------ Material provided ------

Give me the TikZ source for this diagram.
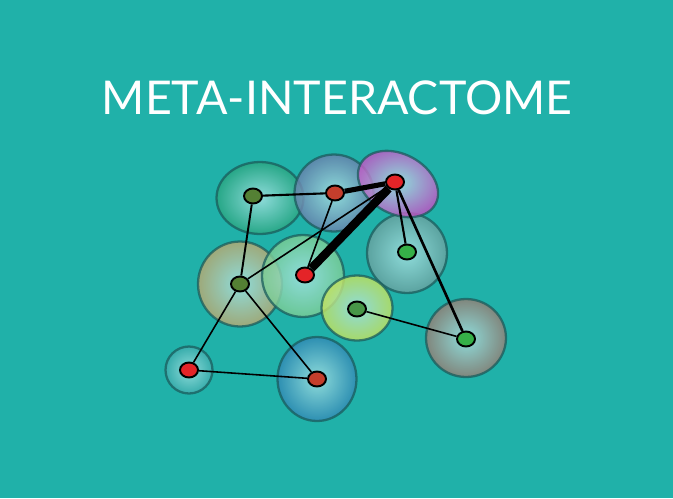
\documentclass[tikz,border=0pt]{standalone}
\usepackage{fontspec}
\setsansfont{Lato}
\usepackage{tikz}
\usetikzlibrary{shapes.geometric}

\definecolor{sea}{RGB}{32,177,169}
\definecolor{rim}{RGB}{26,92,92}
\definecolor{core}{RGB}{168,230,230}
\definecolor{pred}{RGB}{228,36,40}
\definecolor{pbrick}{RGB}{196,62,44}
\definecolor{pdkgreen}{RGB}{84,128,52}
\definecolor{pgreen}{RGB}{54,176,72}
\definecolor{pmidgreen}{RGB}{72,150,72}
\definecolor{cjade}{RGB}{40,165,128}
\definecolor{cslate}{RGB}{104,128,172}
\definecolor{corchid}{RGB}{196,80,196}
\definecolor{cgrey}{RGB}{104,160,158}
\definecolor{ctan}{RGB}{186,168,112}
\definecolor{cmint}{RGB}{122,204,146}
\definecolor{clime}{RGB}{196,226,92}
\definecolor{cmud}{RGB}{150,126,116}
\definecolor{cteal}{RGB}{60,172,172}
\definecolor{cblue}{RGB}{48,136,180}

\pgfdeclarelayer{bg}
\pgfdeclarelayer{background}
\pgfsetlayers{bg,background,main}

\tikzset{
  blob/.style={ellipse, draw=rim, draw opacity=0.75, line width=1.3pt,
    inner color=core, outer color=#1, fill opacity=0.82, inner sep=0pt},
  prot/.style={ellipse, draw=black, line width=1.1pt, fill=#1,
    minimum width=0.36cm, minimum height=0.3cm, inner sep=0pt},
  link/.style={draw=black, line width=0.9pt}
}

\begin{document}
\begin{tikzpicture}[x=0.02cm, y=-0.02cm, every node/.style={font=\sffamily}]
\useasboundingbox (0,0) rectangle (673,498);
\begin{pgfonlayer}{bg}
\fill[sea] (0,0) rectangle (673,498);
\end{pgfonlayer}

\node (title) [anchor=base, text=white, font=\sffamily\fontsize{26.5}{30}\selectfont] at (337,114) {META-INTERACTOME};

% proteins
\node (p1) [prot=pdkgreen] at (253,196) {};
\node (p2) [prot=pbrick] at (335,193) {};
\node (p3) [prot=pred] at (395,182) {};
\node (p4) [prot=pgreen] at (407,252) {};
\node (p5) [prot=pred] at (305,275) {};
\node (p6) [prot=pdkgreen] at (240,284) {};
\node (p7) [prot=pmidgreen] at (357,309) {};
\node (p8) [prot=pgreen] at (466,339) {};
\node (p9) [prot=pred] at (189,370) {};
\node (p10) [prot=pbrick] at (317,379) {};

\begin{pgfonlayer}{background}
% complexes
\node (b1) [blob=cjade, minimum width=1.74cm, minimum height=1.44cm] at (260,198) {};
\node (b2) [blob=cslate, minimum width=1.58cm, minimum height=1.54cm] at (334,193) {};
\node (b4) [blob=cgrey, minimum width=1.6cm, minimum height=1.6cm] at (407,253) {};
\node (b3) [blob=corchid, minimum width=1.7cm, minimum height=1.2cm, rotate=-28] at (398,184) {};
\node (b5) [blob=ctan, minimum width=1.68cm, minimum height=1.7cm] at (240,284) {};
\node (b6) [blob=cmint, minimum width=1.64cm, minimum height=1.64cm] at (303,276) {};
\node (b7) [blob=clime, minimum width=1.42cm, minimum height=1.3cm] at (357,308) {};
\node (b8) [blob=cmud, minimum width=1.6cm, minimum height=1.56cm] at (466,338) {};
\node (b9) [blob=cteal, minimum width=0.94cm, minimum height=0.94cm] at (189,370) {};
\node (b10) [blob=cblue, minimum width=1.58cm, minimum height=1.68cm] at (317,379) {};

% interactions
\draw[link, line width=1.2pt] (p1) -- (p2);
\draw[link, line width=2.9pt] (p2) -- (p3);
\draw[link, line width=4.8pt] (p3) -- (p5);
\draw[link] (p2) -- (p5);
\draw[link] (p3) -- (p6);
\draw[link, line width=1.1pt] (p1) -- (p6);
\draw[link, line width=1.2pt] (p3) -- (p4);
\draw[link, line width=1.5pt] (p3) -- (p8);
\draw[link] (p6) -- (p9);
\draw[link] (p6) -- (p10);
\draw[link] (p9) -- (p10);
\draw[link] (p7) -- (p8);
\end{pgfonlayer}
\end{tikzpicture}
\end{document}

------

_The problem_
Write out nothing but the lines from the start of the data through the line with "(p10) [prot=pbrick] at". Leave out the pictures.

_Finished task_
Give me the TikZ source for this diagram.
\documentclass[tikz,border=0pt]{standalone}
\usepackage{fontspec}
\setsansfont{Lato}
\usepackage{tikz}
\usetikzlibrary{shapes.geometric}

\definecolor{sea}{RGB}{32,177,169}
\definecolor{rim}{RGB}{26,92,92}
\definecolor{core}{RGB}{168,230,230}
\definecolor{pred}{RGB}{228,36,40}
\definecolor{pbrick}{RGB}{196,62,44}
\definecolor{pdkgreen}{RGB}{84,128,52}
\definecolor{pgreen}{RGB}{54,176,72}
\definecolor{pmidgreen}{RGB}{72,150,72}
\definecolor{cjade}{RGB}{40,165,128}
\definecolor{cslate}{RGB}{104,128,172}
\definecolor{corchid}{RGB}{196,80,196}
\definecolor{cgrey}{RGB}{104,160,158}
\definecolor{ctan}{RGB}{186,168,112}
\definecolor{cmint}{RGB}{122,204,146}
\definecolor{clime}{RGB}{196,226,92}
\definecolor{cmud}{RGB}{150,126,116}
\definecolor{cteal}{RGB}{60,172,172}
\definecolor{cblue}{RGB}{48,136,180}

\pgfdeclarelayer{bg}
\pgfdeclarelayer{background}
\pgfsetlayers{bg,background,main}

\tikzset{
  blob/.style={ellipse, draw=rim, draw opacity=0.75, line width=1.3pt,
    inner color=core, outer color=#1, fill opacity=0.82, inner sep=0pt},
  prot/.style={ellipse, draw=black, line width=1.1pt, fill=#1,
    minimum width=0.36cm, minimum height=0.3cm, inner sep=0pt},
  link/.style={draw=black, line width=0.9pt}
}

\begin{document}
\begin{tikzpicture}[x=0.02cm, y=-0.02cm, every node/.style={font=\sffamily}]
\useasboundingbox (0,0) rectangle (673,498);
\begin{pgfonlayer}{bg}
\fill[sea] (0,0) rectangle (673,498);
\end{pgfonlayer}

\node (title) [anchor=base, text=white, font=\sffamily\fontsize{26.5}{30}\selectfont] at (337,114) {META-INTERACTOME};

% proteins
\node (p1) [prot=pdkgreen] at (253,196) {};
\node (p2) [prot=pbrick] at (335,193) {};
\node (p3) [prot=pred] at (395,182) {};
\node (p4) [prot=pgreen] at (407,252) {};
\node (p5) [prot=pred] at (305,275) {};
\node (p6) [prot=pdkgreen] at (240,284) {};
\node (p7) [prot=pmidgreen] at (357,309) {};
\node (p8) [prot=pgreen] at (466,339) {};
\node (p9) [prot=pred] at (189,370) {};
\node (p10) [prot=pbrick] at (317,379) {};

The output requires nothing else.